Foam Lake Birding No. 98

No. 98
Beautiful fall weather like the sort that we have just had these past two weeks always brings back pleasant memories from similar Octobers in times past. It is hard to imagine anything nicer especially if the crops are bountiful and successfully harvested.
Growing up on the farm I recall seeing Blue Jays coming to our yard in the fall to feed on the abundant hazelnuts around our buildings. It was quite a sight to see the large blue coloured birds climbing about the golden leafed hazelnuts. Subdued tones of blue and gold provide a pretty contrast and are pleasing to the eye. However, what interested me the most was watching Blue Jays eating Hazelnuts. One would pick a nut up in its claw, like a person using his hand, bring the nut up and peck a hole in the shell then eat the inside. The dexterity of the birds always amazed me.
The Blue Jay belongs to the corvid (crow) family that includes the crows, ravens and magpies. The jays are the most colourful members of the group and usually sport crests. There are three jays in Canada: the Stellars Jay of the Rockies, the Blue Jay east of the Rockies and the Grey Jay of the Boreal forests. The Grey Jay looks like an overblown chickadee and has no crest. The Stellars Jay is an indigo blue gradually darkening to all black on the head including the crest. The Blue Jay has medium blue wings, tail, back, top of head and crest with light grey under parts. The wings and tail have extensive white markings and the grey breast and neck are separated by a bold black neck ring. The only birds it can be confused with are the Stellars Jay and the Belted Kingfisher both of which are blue and crested, however, the differences are marked enough that there really should be no confusion. All three jays are about the size of robins with males and females being the same.

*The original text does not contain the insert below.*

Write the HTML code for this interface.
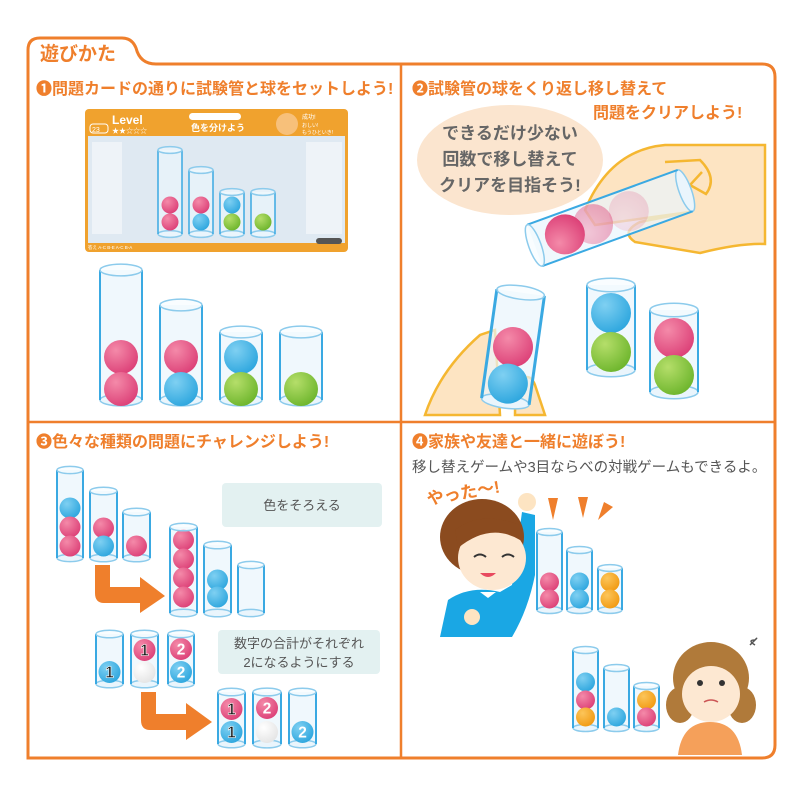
<!DOCTYPE html>
<html><head><meta charset="utf-8"><style>
html,body{margin:0;padding:0;background:#fff;}
svg{display:block}
text{font-family:"Liberation Sans","Noto Sans CJK JP",sans-serif;}
</style></head><body>
<svg id="s" width="800" height="800" viewBox="0 0 800 800" xmlns="http://www.w3.org/2000/svg">
<defs>
<radialGradient id="gP" cx="0.35" cy="0.3" r="0.75"><stop offset="0" stop-color="#f48aa9"/><stop offset="1" stop-color="#dc4077"/></radialGradient>
<radialGradient id="gB" cx="0.35" cy="0.3" r="0.75"><stop offset="0" stop-color="#7fd0f2"/><stop offset="1" stop-color="#2da6de"/></radialGradient>
<radialGradient id="gG" cx="0.35" cy="0.3" r="0.75"><stop offset="0" stop-color="#b5de6a"/><stop offset="1" stop-color="#6db52c"/></radialGradient>
<radialGradient id="gO" cx="0.35" cy="0.3" r="0.75"><stop offset="0" stop-color="#fcc55a"/><stop offset="1" stop-color="#f19a12"/></radialGradient>
<radialGradient id="gW" cx="0.35" cy="0.3" r="0.75"><stop offset="0" stop-color="#ffffff"/><stop offset="1" stop-color="#e4e4e4"/></radialGradient>
</defs>
<path d="M28,758 L28,50 Q28,38 40,38 L122,38 Q132,38 136,48 Q140,64 156,64 L762,64 Q775,64 775,77 L775,745 Q775,758 762,758 Z" fill="#fff" stroke="#ef7f2c" stroke-width="3"/>
<line x1="401" y1="64" x2="401" y2="758" stroke="#ef7f2c" stroke-width="2.5"/>
<line x1="28" y1="422" x2="775" y2="422" stroke="#ef7f2c" stroke-width="2.5"/>
<text x="40" y="60" font-size="19" font-weight="bold" fill="#ef7f2c">遊びかた</text>
<text x="36" y="94" font-size="16" font-weight="bold" fill="#ef7f2c">❶問題カードの通りに試験管と球をセットしよう!</text>
<text x="412" y="94" font-size="16" font-weight="bold" fill="#ef7f2c">❷試験管の球をくり返し移し替えて</text>
<text x="593" y="118" font-size="16" font-weight="bold" fill="#ef7f2c">問題をクリアしよう!</text>
<text x="36" y="447" font-size="16" font-weight="bold" fill="#ef7f2c">❸色々な種類の問題にチャレンジしよう!</text>
<text x="412" y="447" font-size="16" font-weight="bold" fill="#ef7f2c">❹家族や友達と一緒に遊ぼう!</text>
<text x="412" y="472" font-size="14.5" fill="#555">移し替えゲームや3目ならべの対戦ゲームもできるよ。</text>

<rect x="85" y="109" width="263" height="143" rx="4" fill="#f0a22e"/>
<rect x="88" y="136" width="257" height="107" fill="#dfe9f2"/>
<rect x="92" y="142" width="30" height="92" fill="#eef3f8"/><rect x="306" y="142" width="36" height="92" fill="#eef3f8"/>
<text x="112" y="124" font-size="12" font-weight="bold" fill="#fff">Level</text>
<text x="112" y="133" font-size="7" fill="#fff">★★☆☆☆</text>
<rect x="90" y="124" width="18" height="9" rx="3" fill="none" stroke="#fff"/>
<text x="92" y="132" font-size="7" fill="#fff">23</text>
<rect x="189" y="113" width="52" height="7" rx="3.5" fill="#fff"/>
<text x="191" y="131" font-size="9" font-weight="bold" fill="#fff">色を分けよう</text>
<circle cx="287" cy="124" r="11" fill="#f7c07a"/>
<text x="302" y="119" font-size="6" fill="#fff">成功!</text>
<text x="302" y="127" font-size="5" fill="#fff">おしい!</text>
<text x="302" y="134" font-size="5" fill="#fff">もうひといき!</text>
<text x="88" y="249" font-size="4.5" fill="#fff">答え A-C B-E A-C B-A</text>
<rect x="316" y="238" width="26" height="6" rx="3" fill="#555"/>

<path d="M585,210 Q610,150 665,145 L765,145 L765,244 Q740,243 700,253 L635,242 Q620,232 640,222 L690,212 L595,225 Z" fill="#fde4c2" stroke="#f5b731" stroke-width="2.5"/>
<path d="M665,162 L700,160 Q718,178 706,194 L690,185 L702,172" fill="none" stroke="#f5b731" stroke-width="2.5"/>
<ellipse cx="510" cy="160" rx="93" ry="55" fill="#fbe5cf"/>
<text x="510" y="139" font-size="17" font-weight="bold" fill="#666" text-anchor="middle">できるだけ少ない</text>
<text x="510" y="165" font-size="17" font-weight="bold" fill="#666" text-anchor="middle">回数で移し替えて</text>
<text x="510" y="191" font-size="17" font-weight="bold" fill="#666" text-anchor="middle">クリアを目指そう!</text>
<path d="M425,415 Q440,370 480,335 L495,330 L500,415 Z" fill="#fde4c2" stroke="#f5b731" stroke-width="2.5"/>
<path d="M515,415 Q515,390 520,380 Q530,372 535,385 L545,415 Z" fill="#fde4c2" stroke="#f5b731" stroke-width="2.5"/>

<path d="M95,565 L110,565 L110,587 L140,587 L140,577 L165,596 L140,613 L140,603 L104,603 Q95,603 95,593 Z" fill="#ef7f2c"/>
<path d="M141,692 L156,692 L156,714 L186,714 L186,703 L212,722 L186,740 L186,730 L150,730 Q141,730 141,720 Z" fill="#ef7f2c"/>
<rect x="222" y="483" width="160" height="44" rx="4" fill="#e3f1f1"/>
<text x="302" y="510" font-size="13" fill="#555" text-anchor="middle">色をそろえる</text>
<rect x="218" y="630" width="162" height="44" rx="4" fill="#e3f1f1"/>
<text x="299" y="648" font-size="13" fill="#555" text-anchor="middle">数字の合計がそれぞれ</text>
<text x="299" y="667" font-size="13" fill="#555" text-anchor="middle">2になるようにする</text>

<text x="428" y="505" font-size="17" font-weight="bold" fill="#ef7f2c" transform="rotate(-10 428 505)">やった〜!</text>
<path d="M548,498 L558,498 L553,520Z M578,497 L588,497 L583,518Z M604,502 L613,507 L598,520Z" fill="#ef7f2c"/>
<path d="M440,637 L448,600 Q470,585 500,592 L512,585 L522,512 L535,515 L535,575 Q528,610 512,637 Z" fill="#1aa7e4"/>
<circle cx="527" cy="502" r="9" fill="#fde4c2"/>
<ellipse cx="482" cy="537" rx="42" ry="38" fill="#8b4b1f"/>
<ellipse cx="492" cy="558" rx="34" ry="32" fill="#fde8d2"/>
<path d="M455,530 Q480,510 520,525 L520,540 Q490,522 458,548Z" fill="#8b4b1f"/>
<path d="M474,557 q6,-5 12,0 M502,557 q6,-5 12,0" stroke="#333" stroke-width="2" fill="none"/>
<path d="M480,573 q8,8 16,0z" fill="#e84a5f"/>
<circle cx="472" cy="617" r="8" fill="#fde4c2"/>
<path d="M480,592 l8,6 l8,-6z" fill="#fff"/>
<path d="M678,755 Q682,722 710,722 Q738,722 742,755Z" fill="#f5a05a"/>
<ellipse cx="680" cy="705" rx="14" ry="18" fill="#b07a3a"/><ellipse cx="742" cy="705" rx="14" ry="18" fill="#b07a3a"/>
<ellipse cx="711" cy="678" rx="38" ry="36" fill="#b07a3a"/>
<ellipse cx="711" cy="694" rx="29" ry="28" fill="#fde8d2"/>
<path d="M682,680 Q711,650 740,680 L740,668 Q711,640 682,668Z" fill="#b07a3a"/>
<circle cx="700" cy="683" r="3" fill="#333"/><circle cx="722" cy="683" r="3" fill="#333"/>
<path d="M704,702 q7,-4 14,0" stroke="#c55" stroke-width="1.5" fill="none"/>
<path d="M750,645 q10,-10 5,-5 q-8,0 0,5" stroke="#555" fill="none" stroke-width="1.5"/>
<g id="tubes"></g>
</svg>
<script>
var g=document.getElementById('tubes');var h='';
var C={p:'gP',b:'gB',g:'gG',o:'gO',w:'gW'};
function tube(x1,x2,top,bot,bw){var cx=(x1+x2)/2,rx=(x2-x1)/2,ry=rx*0.28;
h+='<rect x="'+x1+'" y="'+top+'" width="'+(x2-x1)+'" height="'+(bot-top)+'" fill="#eaf5fc" fill-opacity="0.7"/>';
h+='<ellipse cx="'+cx+'" cy="'+bot+'" rx="'+rx+'" ry="'+ry+'" fill="#eaf5fc" stroke="#8ccbec" stroke-width="1.5"/>';}
function tubeFront(x1,x2,top,bot,bw){var cx=(x1+x2)/2,rx=(x2-x1)/2,ry=rx*0.28;bw=bw||2;
h+='<line x1="'+x1+'" y1="'+top+'" x2="'+x1+'" y2="'+bot+'" stroke="#3aa9e2" stroke-width="'+bw+'"/>';
h+='<line x1="'+x2+'" y1="'+top+'" x2="'+x2+'" y2="'+bot+'" stroke="#3aa9e2" stroke-width="'+bw+'"/>';
h+='<ellipse cx="'+cx+'" cy="'+top+'" rx="'+rx+'" ry="'+ry+'" fill="#f4fbff" fill-opacity="0.5" stroke="#8ccbec" stroke-width="1.5"/>';}
function ball(x,y,r,c,t,op){h+='<circle cx="'+x+'" cy="'+y+'" r="'+r+'" fill="url(#'+C[c]+')"'+(op?' opacity="'+op+'"':'')+'/>';
if(t)h+='<text x="'+x+'" y="'+(y+r*0.5)+'" font-size="'+(r*1.4)+'" font-weight="bold" text-anchor="middle" fill="'+(t=='1'?'#111':'#fff')+'" stroke="'+(t=='1'?'#fff':'none')+'" stroke-width="0.6">'+t+'</text>';}
function T(x1,x2,top,bot,balls,r,bw){tube(x1,x2,top,bot,bw);var cx=(x1+x2)/2;balls.forEach(function(b){ball(cx,b[0],r,b[1],b[2])});tubeFront(x1,x2,top,bot,bw);}
T(158,182,150,234,[[205,'p'],[222,'p']],8.5,1.5);
T(189,213,170,234,[[205,'p'],[222,'b']],8.5,1.5);
T(220,244,192,234,[[205,'b'],[222,'g']],8.5,1.5);
T(251,275,192,234,[[222,'g']],8.5,1.5);
T(100,142,270,400,[[357,'p'],[389,'p']],17);
T(160,202,305,400,[[357,'p'],[389,'b']],17);
T(220,262,332,400,[[357,'b'],[389,'g']],17);
T(280,322,332,400,[[389,'g']],17);
T(587,635,285,370,[[313,'b'],[352,'g']],20);
T(650,698,310,392,[[338,'p'],[375,'g']],20);
h+='<g transform="translate(513,347) rotate(8)">';
tube(-24,24,-55,55);ball(0,0,20,'p');ball(0,37,20,'b');tubeFront(-24,24,-55,55,3);
h+='</g>';
h+='<g transform="translate(610,218) rotate(-110)">';
tube(-22,22,-80,80);ball(0,20,20,'p',0,0.2);ball(0,-18,20,'p',0,0.45);ball(0,-48,20,'p');tubeFront(-22,22,-80,80);
h+='</g>';
T(57,83,470,558,[[508,'b'],[527,'p'],[546,'p']],10.5);
T(90,117,491,558,[[528,'p'],[546,'b']],10.5);
T(123,150,512,558,[[546,'p']],10.5);
T(170,197,527,613,[[540,'p'],[559,'p'],[578,'p'],[597,'p']],10.5);
T(204,231,545,613,[[580,'b'],[597,'b']],10.5);
T(238,264,565,613,[],10.5);
T(96,123,634,684,[[672,'b','1']],11);
T(131,158,634,684,[[650,'p','1'],[672,'w']],11);
T(168,194,634,684,[[649,'p','2'],[672,'b','2']],11);
T(218,245,692,744,[[709,'p','1'],[732,'b','1']],11);
T(253,281,692,744,[[708,'p','2'],[732,'w']],11);
T(289,316,692,744,[[732,'b','2']],11);
T(537,562,532,610,[[582,'p'],[599,'p']],9.5);
T(567,592,550,610,[[582,'b'],[599,'b']],9.5);
T(598,622,568,610,[[582,'o'],[599,'o']],9.5);
T(573,598,650,728,[[682,'b'],[700,'p'],[717,'o']],9.5);
T(604,629,668,728,[[717,'b']],9.5);
T(634,659,686,728,[[700,'o'],[717,'p']],9.5);
g.innerHTML=h;
</script>
</body></html>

The Blue Jay is the only jay that migrates but not to any great extent. It is not uncommon to see one well into winter and outside the prairies it does not migrate at all. To more easily survive periods of severe cold and snowy weather, the Blue Jay stores food like a squirrel or chipmunk. Like these animals it carries its food in its cheeks giving it a big headed look. About ten years ago we had a Blue Jay in our backyard that spent the month of November collecting peanuts that I would put out and hiding them in various places in our yard. Later in the day I would go around and collect the stashed peanuts and put them out for the jay again. Again, the jay would take the same peanuts and hide them in the very same places where I had just collected them myself. This kept on for days until the jay failed to return one morning. I have always hoped that it decided to migrate and was not caught by a predator, but I do recall how funny the bird looked with its grossly misshapen head caused by several unshelled peanuts stuffed in its cheeks.
Jays are quite omnivorous and will eat just about anything with the exception of seeds that have no oil in them. Various oilseeds, nuts and insects are staples augmented with the eggs and young robbed from other birds' nests. Because of their predatory nature jays can become a menace to nesting songbirds
This week's picture of the Blue Jay was taken in a campground in Nova Scotia. This particular jay was very coy and would not raise its crest but I managed to get a decent picture of it anyway. The photo of the two Stellars Jays was taken at the ski resort at Mt. Lemmon just north of Tucson AZ. The temperature in Tucson was over 30C and about 30 minutes north in the mountains it was about 10C with wind - cold. What a contrast!